(Entries from a dataset)
(begin)

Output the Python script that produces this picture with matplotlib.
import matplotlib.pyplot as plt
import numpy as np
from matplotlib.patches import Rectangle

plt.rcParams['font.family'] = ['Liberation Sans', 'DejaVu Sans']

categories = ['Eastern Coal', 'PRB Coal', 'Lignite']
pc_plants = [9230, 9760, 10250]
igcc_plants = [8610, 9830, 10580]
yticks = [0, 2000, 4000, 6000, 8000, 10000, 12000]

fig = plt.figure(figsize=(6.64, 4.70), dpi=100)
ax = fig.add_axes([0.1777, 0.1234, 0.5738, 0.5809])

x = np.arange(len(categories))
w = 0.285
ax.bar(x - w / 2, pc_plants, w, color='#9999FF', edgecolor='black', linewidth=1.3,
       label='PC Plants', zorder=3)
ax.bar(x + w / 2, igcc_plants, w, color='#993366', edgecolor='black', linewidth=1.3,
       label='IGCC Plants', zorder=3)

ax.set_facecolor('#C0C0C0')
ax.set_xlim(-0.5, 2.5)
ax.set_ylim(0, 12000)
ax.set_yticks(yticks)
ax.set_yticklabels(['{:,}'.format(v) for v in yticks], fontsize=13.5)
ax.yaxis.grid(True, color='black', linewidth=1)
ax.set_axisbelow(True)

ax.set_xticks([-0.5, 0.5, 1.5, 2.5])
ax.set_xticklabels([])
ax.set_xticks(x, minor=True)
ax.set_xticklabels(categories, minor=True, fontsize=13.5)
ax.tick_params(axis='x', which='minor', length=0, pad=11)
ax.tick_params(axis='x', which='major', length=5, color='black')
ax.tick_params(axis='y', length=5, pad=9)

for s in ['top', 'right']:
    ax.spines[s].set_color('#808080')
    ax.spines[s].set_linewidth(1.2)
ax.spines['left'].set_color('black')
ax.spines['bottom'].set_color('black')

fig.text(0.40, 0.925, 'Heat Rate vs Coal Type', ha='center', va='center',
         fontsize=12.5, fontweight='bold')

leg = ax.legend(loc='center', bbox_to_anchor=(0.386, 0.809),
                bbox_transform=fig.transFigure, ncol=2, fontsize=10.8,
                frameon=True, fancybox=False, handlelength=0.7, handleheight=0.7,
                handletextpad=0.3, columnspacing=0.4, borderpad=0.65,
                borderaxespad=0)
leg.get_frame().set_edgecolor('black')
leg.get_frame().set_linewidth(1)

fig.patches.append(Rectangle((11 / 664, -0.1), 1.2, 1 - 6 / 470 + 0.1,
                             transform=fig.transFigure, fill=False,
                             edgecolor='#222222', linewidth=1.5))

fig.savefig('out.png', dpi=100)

(end)
(begin)

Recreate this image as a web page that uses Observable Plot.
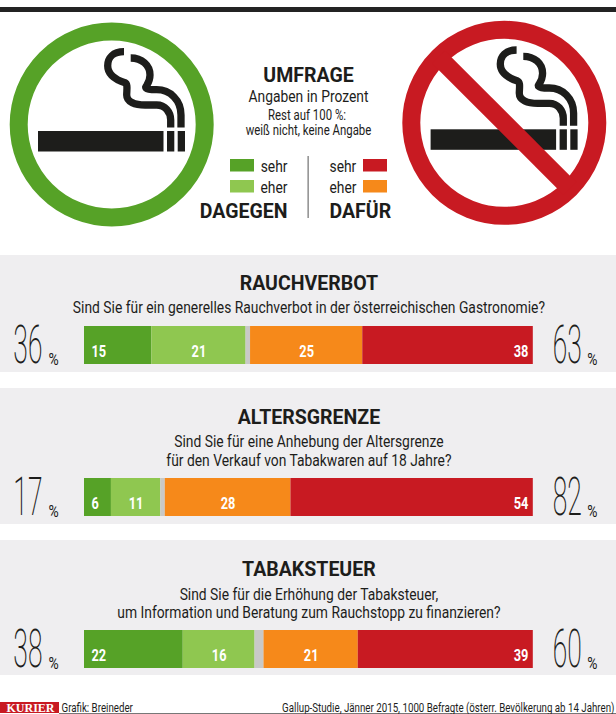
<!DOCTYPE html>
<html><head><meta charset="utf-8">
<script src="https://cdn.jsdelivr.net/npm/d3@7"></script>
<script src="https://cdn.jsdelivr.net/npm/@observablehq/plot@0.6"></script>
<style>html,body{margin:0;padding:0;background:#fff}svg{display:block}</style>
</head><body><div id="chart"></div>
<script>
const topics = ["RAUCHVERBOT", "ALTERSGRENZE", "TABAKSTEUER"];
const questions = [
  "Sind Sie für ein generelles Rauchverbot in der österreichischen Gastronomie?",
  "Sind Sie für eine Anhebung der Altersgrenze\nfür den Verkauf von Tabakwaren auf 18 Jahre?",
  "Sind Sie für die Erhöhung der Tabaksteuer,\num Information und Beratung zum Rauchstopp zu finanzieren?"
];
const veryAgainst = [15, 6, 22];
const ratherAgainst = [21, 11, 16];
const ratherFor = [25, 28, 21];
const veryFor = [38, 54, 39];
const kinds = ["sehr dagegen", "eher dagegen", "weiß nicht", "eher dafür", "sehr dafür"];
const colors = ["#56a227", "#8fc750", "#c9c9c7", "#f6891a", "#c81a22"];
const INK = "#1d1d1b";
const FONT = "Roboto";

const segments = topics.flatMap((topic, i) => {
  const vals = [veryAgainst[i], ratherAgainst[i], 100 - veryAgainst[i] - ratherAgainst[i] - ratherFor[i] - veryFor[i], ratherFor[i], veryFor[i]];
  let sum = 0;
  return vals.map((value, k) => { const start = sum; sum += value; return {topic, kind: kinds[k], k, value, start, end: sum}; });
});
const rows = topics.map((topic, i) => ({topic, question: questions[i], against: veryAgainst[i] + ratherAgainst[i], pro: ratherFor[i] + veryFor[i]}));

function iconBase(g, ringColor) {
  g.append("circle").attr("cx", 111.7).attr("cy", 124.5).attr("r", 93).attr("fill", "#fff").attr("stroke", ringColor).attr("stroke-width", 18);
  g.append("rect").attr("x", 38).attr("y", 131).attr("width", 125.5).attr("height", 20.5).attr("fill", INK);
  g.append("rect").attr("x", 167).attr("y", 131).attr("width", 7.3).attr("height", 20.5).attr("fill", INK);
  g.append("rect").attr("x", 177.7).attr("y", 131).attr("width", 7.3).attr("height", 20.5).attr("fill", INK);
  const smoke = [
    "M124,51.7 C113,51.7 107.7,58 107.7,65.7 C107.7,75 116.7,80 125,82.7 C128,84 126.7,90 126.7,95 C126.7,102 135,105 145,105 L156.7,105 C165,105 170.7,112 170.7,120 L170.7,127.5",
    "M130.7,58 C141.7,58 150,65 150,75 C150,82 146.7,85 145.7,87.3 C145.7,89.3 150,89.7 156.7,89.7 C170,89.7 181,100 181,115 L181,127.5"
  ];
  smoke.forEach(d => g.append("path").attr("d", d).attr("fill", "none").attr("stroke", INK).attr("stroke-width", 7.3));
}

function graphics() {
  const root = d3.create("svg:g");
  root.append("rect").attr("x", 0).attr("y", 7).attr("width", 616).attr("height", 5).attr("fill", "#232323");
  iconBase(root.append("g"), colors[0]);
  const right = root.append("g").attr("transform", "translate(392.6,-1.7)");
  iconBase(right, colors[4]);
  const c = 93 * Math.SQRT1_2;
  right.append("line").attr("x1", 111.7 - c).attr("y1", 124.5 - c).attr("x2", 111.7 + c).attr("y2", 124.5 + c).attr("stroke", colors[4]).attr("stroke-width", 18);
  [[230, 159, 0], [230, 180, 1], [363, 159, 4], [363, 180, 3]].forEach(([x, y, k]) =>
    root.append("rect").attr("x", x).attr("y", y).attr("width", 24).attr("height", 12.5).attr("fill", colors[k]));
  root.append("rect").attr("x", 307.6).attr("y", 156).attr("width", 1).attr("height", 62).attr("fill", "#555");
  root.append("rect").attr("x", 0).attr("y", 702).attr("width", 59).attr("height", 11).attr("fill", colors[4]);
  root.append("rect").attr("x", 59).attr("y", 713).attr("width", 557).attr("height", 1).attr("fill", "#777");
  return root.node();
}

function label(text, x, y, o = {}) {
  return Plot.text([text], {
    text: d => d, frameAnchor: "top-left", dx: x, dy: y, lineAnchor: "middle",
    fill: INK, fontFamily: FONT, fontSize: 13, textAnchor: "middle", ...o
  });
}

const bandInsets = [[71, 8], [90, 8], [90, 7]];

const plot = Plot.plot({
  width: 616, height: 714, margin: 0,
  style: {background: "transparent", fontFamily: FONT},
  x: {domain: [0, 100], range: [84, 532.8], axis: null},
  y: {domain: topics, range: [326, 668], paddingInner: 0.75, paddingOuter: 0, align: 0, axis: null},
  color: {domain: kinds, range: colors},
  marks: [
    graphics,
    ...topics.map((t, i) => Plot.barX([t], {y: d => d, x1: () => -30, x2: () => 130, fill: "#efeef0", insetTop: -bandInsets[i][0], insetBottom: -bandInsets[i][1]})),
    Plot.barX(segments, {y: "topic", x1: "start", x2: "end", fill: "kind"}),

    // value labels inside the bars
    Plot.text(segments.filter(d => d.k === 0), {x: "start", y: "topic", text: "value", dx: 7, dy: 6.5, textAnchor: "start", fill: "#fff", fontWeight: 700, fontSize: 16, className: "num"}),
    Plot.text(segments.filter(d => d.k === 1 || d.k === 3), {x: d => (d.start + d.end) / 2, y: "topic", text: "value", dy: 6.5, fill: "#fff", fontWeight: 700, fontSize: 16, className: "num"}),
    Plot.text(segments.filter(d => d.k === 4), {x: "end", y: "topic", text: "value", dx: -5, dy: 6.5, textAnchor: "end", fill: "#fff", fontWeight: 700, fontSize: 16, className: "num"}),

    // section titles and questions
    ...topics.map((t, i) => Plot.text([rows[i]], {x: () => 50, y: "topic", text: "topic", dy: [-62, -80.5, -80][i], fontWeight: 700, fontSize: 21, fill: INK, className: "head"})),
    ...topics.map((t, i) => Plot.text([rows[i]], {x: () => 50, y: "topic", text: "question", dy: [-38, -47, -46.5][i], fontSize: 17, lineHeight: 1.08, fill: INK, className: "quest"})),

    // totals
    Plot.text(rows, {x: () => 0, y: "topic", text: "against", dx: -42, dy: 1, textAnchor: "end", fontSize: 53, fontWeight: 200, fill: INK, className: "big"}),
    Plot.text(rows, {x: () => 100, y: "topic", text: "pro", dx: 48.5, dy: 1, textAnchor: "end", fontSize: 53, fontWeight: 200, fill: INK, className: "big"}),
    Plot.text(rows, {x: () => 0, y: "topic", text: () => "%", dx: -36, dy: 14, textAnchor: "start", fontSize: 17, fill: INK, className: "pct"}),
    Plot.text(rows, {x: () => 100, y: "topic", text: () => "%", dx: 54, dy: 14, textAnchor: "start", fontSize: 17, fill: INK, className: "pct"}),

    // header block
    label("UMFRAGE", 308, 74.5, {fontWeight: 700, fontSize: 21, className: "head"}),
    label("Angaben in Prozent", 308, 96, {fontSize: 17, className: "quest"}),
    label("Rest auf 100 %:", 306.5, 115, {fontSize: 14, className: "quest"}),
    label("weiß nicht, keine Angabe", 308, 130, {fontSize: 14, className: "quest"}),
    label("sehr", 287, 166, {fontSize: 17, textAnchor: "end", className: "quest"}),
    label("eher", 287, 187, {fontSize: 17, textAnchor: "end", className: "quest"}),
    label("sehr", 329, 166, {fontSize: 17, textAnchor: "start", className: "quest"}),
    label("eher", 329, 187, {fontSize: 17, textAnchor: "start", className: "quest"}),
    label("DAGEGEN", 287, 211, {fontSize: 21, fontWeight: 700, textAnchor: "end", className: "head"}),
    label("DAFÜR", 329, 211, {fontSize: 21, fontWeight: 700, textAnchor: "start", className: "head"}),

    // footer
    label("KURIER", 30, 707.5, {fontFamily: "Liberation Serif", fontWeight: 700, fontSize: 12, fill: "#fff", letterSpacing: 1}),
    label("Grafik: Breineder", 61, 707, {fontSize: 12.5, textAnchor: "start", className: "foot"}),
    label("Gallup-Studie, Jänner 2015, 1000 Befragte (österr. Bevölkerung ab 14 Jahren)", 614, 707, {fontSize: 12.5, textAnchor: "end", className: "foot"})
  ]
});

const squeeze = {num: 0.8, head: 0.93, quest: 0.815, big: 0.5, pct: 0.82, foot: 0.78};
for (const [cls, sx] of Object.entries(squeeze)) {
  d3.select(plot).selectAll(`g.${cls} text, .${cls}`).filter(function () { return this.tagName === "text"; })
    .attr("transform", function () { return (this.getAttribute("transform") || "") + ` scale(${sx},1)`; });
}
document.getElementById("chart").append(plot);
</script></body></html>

(end)

**Exercise aim**
Reproduce exactly, and only, the lines from the one that contains "Output the Python" down to the one that contains "ax.set_axisbelow(True)", both ends included.

**Answer to this task**
Output the Python script that produces this picture with matplotlib.
import matplotlib.pyplot as plt
import numpy as np
from matplotlib.patches import Rectangle

plt.rcParams['font.family'] = ['Liberation Sans', 'DejaVu Sans']

categories = ['Eastern Coal', 'PRB Coal', 'Lignite']
pc_plants = [9230, 9760, 10250]
igcc_plants = [8610, 9830, 10580]
yticks = [0, 2000, 4000, 6000, 8000, 10000, 12000]

fig = plt.figure(figsize=(6.64, 4.70), dpi=100)
ax = fig.add_axes([0.1777, 0.1234, 0.5738, 0.5809])

x = np.arange(len(categories))
w = 0.285
ax.bar(x - w / 2, pc_plants, w, color='#9999FF', edgecolor='black', linewidth=1.3,
       label='PC Plants', zorder=3)
ax.bar(x + w / 2, igcc_plants, w, color='#993366', edgecolor='black', linewidth=1.3,
       label='IGCC Plants', zorder=3)

ax.set_facecolor('#C0C0C0')
ax.set_xlim(-0.5, 2.5)
ax.set_ylim(0, 12000)
ax.set_yticks(yticks)
ax.set_yticklabels(['{:,}'.format(v) for v in yticks], fontsize=13.5)
ax.yaxis.grid(True, color='black', linewidth=1)
ax.set_axisbelow(True)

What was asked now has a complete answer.